> [Source material]
....

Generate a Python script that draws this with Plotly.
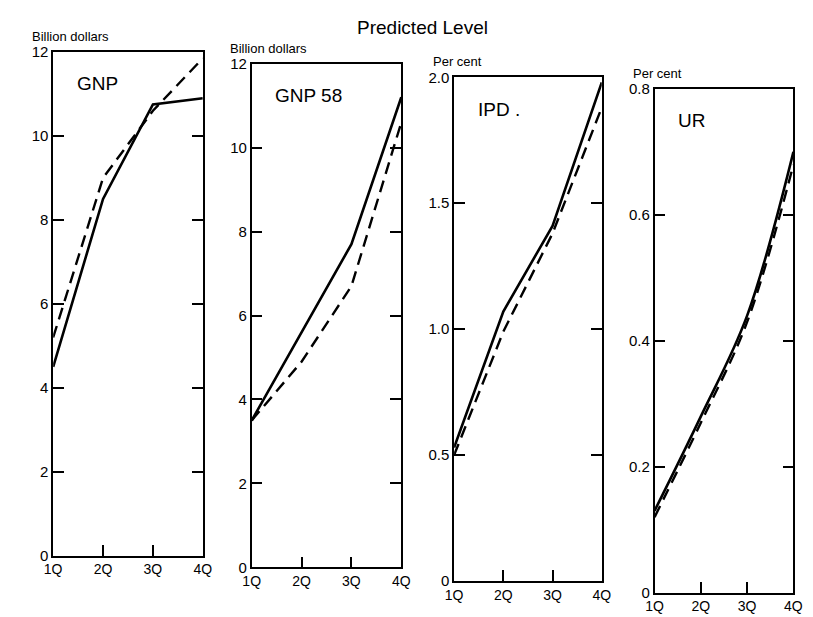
import plotly.graph_objects as go

# ---- data ----
quarters = [1, 2, 3, 4]
quarter_labels = ["1Q", "2Q", "3Q", "4Q"]

gnp_solid = [4.5, 8.5, 10.75, 10.9]
gnp_dashed = [5.2, 9.0, 10.6, 11.85]
gnp58_solid = [3.5, 5.6, 7.7, 11.2]
gnp58_dashed = [3.5, 4.9, 6.7, 10.6]
ipd_solid = [0.53, 1.07, 1.41, 1.98]
ipd_dashed = [0.50, 0.99, 1.38, 1.88]
ur_solid = [0.13, 0.28, 0.44, 0.70]
ur_dashed = [0.12, 0.27, 0.43, 0.68]

panel_names = ["GNP", "GNP 58", "IPD .", "UR"]
unit_labels = ["Billion dollars", "Billion dollars", "Per cent", "Per cent"]
ytick_vals = [
    [0, 2, 4, 6, 8, 10, 12],
    [0, 2, 4, 6, 8, 10, 12],
    [0, 0.5, 1.0, 1.5, 2.0],
    [0, 0.2, 0.4, 0.6, 0.8],
]
ytick_text = [
    ["0", "2", "4", "6", "8", "10", "12"],
    ["0", "2", "4", "6", "8", "10", "12"],
    ["0", "0.5", "1.0", "1.5", "2.0"],
    ["0", "0.2", "0.4", "0.6", "0.8"],
]
y_max = [12, 12, 2.0, 0.8]
line_shapes = ["linear", "linear", "linear", "spline"]
title_text = "Predicted Level"

solids = [gnp_solid, gnp58_solid, ipd_solid, ur_solid]
dasheds = [gnp_dashed, gnp58_dashed, ipd_dashed, ur_dashed]

# ---- layout (pixel boxes of each panel) ----
W, H = 813, 617
boxes = [  # left, right, top, bottom in px
    (37, 190, 36, 554),
    (240, 393, 48, 566),
    (447, 598, 62, 580),
    (652, 794, 74, 592),
]

fig = go.Figure()
font_family = "Liberation Sans, Arial, sans-serif"
annotations = []

for i in range(4):
    xa = "x" if i == 0 else f"x{i+1}"
    ya = "y" if i == 0 else f"y{i+1}"
    fig.add_trace(go.Scatter(x=quarters, y=solids[i], mode="lines",
                             line=dict(color="black", width=2.6, shape=line_shapes[i]),
                             xaxis=xa, yaxis=ya, showlegend=False, hoverinfo="skip"))
    fig.add_trace(go.Scatter(x=quarters, y=dasheds[i], mode="lines",
                             line=dict(color="black", width=2.4, dash="12px,7px",
                                       shape=line_shapes[i]),
                             xaxis=xa, yaxis=ya, showlegend=False, hoverinfo="skip"))
    l, r, t, b = boxes[i]
    xd = [l / W, r / W]
    yd = [1 - b / H, 1 - t / H]
    key = "" if i == 0 else str(i + 1)
    fig.layout["xaxis" + key] = dict(
        domain=xd, range=[1, 4], anchor=ya, tickvals=quarters, ticktext=quarter_labels,
        showline=True, linecolor="black", linewidth=1.6, mirror=True,
        ticks="inside", ticklen=11, tickwidth=1.5, tickcolor="black",
        showgrid=False, zeroline=False, fixedrange=True,
        tickfont=dict(family=font_family, size=14, color="black"),
    )
    fig.layout["yaxis" + key] = dict(
        domain=yd, range=[0, y_max[i]], anchor=xa, tickvals=ytick_vals[i], ticktext=ytick_text[i],
        showline=True, linecolor="black", linewidth=1.6, mirror="ticks",
        ticks="inside", ticklen=11, tickwidth=1.5, tickcolor="black",
        showgrid=False, zeroline=False, fixedrange=True,
        tickfont=dict(family=font_family, size=15, color="black"),
    )
    annotations.append(dict(
        text=unit_labels[i], xref="paper", yref="paper",
        x=(l - 24) / W, y=1 - (t - 6) / H, xanchor="left", yanchor="bottom",
        showarrow=False, font=dict(family=font_family, size=13, color="black"),
    ))
    annotations.append(dict(
        text=panel_names[i], xref="paper", yref="paper",
        x=(l + 22) / W, y=1 - (t + 20) / H, xanchor="left", yanchor="top",
        showarrow=False, font=dict(family=font_family, size=19, color="black"),
    ))

annotations.append(dict(
    text=title_text, xref="paper", yref="paper", x=415 / W, y=1.0,
    xanchor="center", yanchor="top", showarrow=False, yshift=2,
    font=dict(family=font_family, size=19, color="black"),
))

fig.update_layout(
    width=W, height=H, margin=dict(l=0, r=0, t=0, b=0),
    paper_bgcolor="white", plot_bgcolor="white",
    annotations=annotations, showlegend=False,
)

fig.write_html("out.html")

....

> [Exercise task] Begin at the first line of the material and copy each line exactly through the one containing "annotations = []". Omit pictures.

> [Answer for the task]
Generate a Python script that draws this with Plotly.
import plotly.graph_objects as go

# ---- data ----
quarters = [1, 2, 3, 4]
quarter_labels = ["1Q", "2Q", "3Q", "4Q"]

gnp_solid = [4.5, 8.5, 10.75, 10.9]
gnp_dashed = [5.2, 9.0, 10.6, 11.85]
gnp58_solid = [3.5, 5.6, 7.7, 11.2]
gnp58_dashed = [3.5, 4.9, 6.7, 10.6]
ipd_solid = [0.53, 1.07, 1.41, 1.98]
ipd_dashed = [0.50, 0.99, 1.38, 1.88]
ur_solid = [0.13, 0.28, 0.44, 0.70]
ur_dashed = [0.12, 0.27, 0.43, 0.68]

panel_names = ["GNP", "GNP 58", "IPD .", "UR"]
unit_labels = ["Billion dollars", "Billion dollars", "Per cent", "Per cent"]
ytick_vals = [
    [0, 2, 4, 6, 8, 10, 12],
    [0, 2, 4, 6, 8, 10, 12],
    [0, 0.5, 1.0, 1.5, 2.0],
    [0, 0.2, 0.4, 0.6, 0.8],
]
ytick_text = [
    ["0", "2", "4", "6", "8", "10", "12"],
    ["0", "2", "4", "6", "8", "10", "12"],
    ["0", "0.5", "1.0", "1.5", "2.0"],
    ["0", "0.2", "0.4", "0.6", "0.8"],
]
y_max = [12, 12, 2.0, 0.8]
line_shapes = ["linear", "linear", "linear", "spline"]
title_text = "Predicted Level"

solids = [gnp_solid, gnp58_solid, ipd_solid, ur_solid]
dasheds = [gnp_dashed, gnp58_dashed, ipd_dashed, ur_dashed]

# ---- layout (pixel boxes of each panel) ----
W, H = 813, 617
boxes = [  # left, right, top, bottom in px
    (37, 190, 36, 554),
    (240, 393, 48, 566),
    (447, 598, 62, 580),
    (652, 794, 74, 592),
]

fig = go.Figure()
font_family = "Liberation Sans, Arial, sans-serif"
annotations = []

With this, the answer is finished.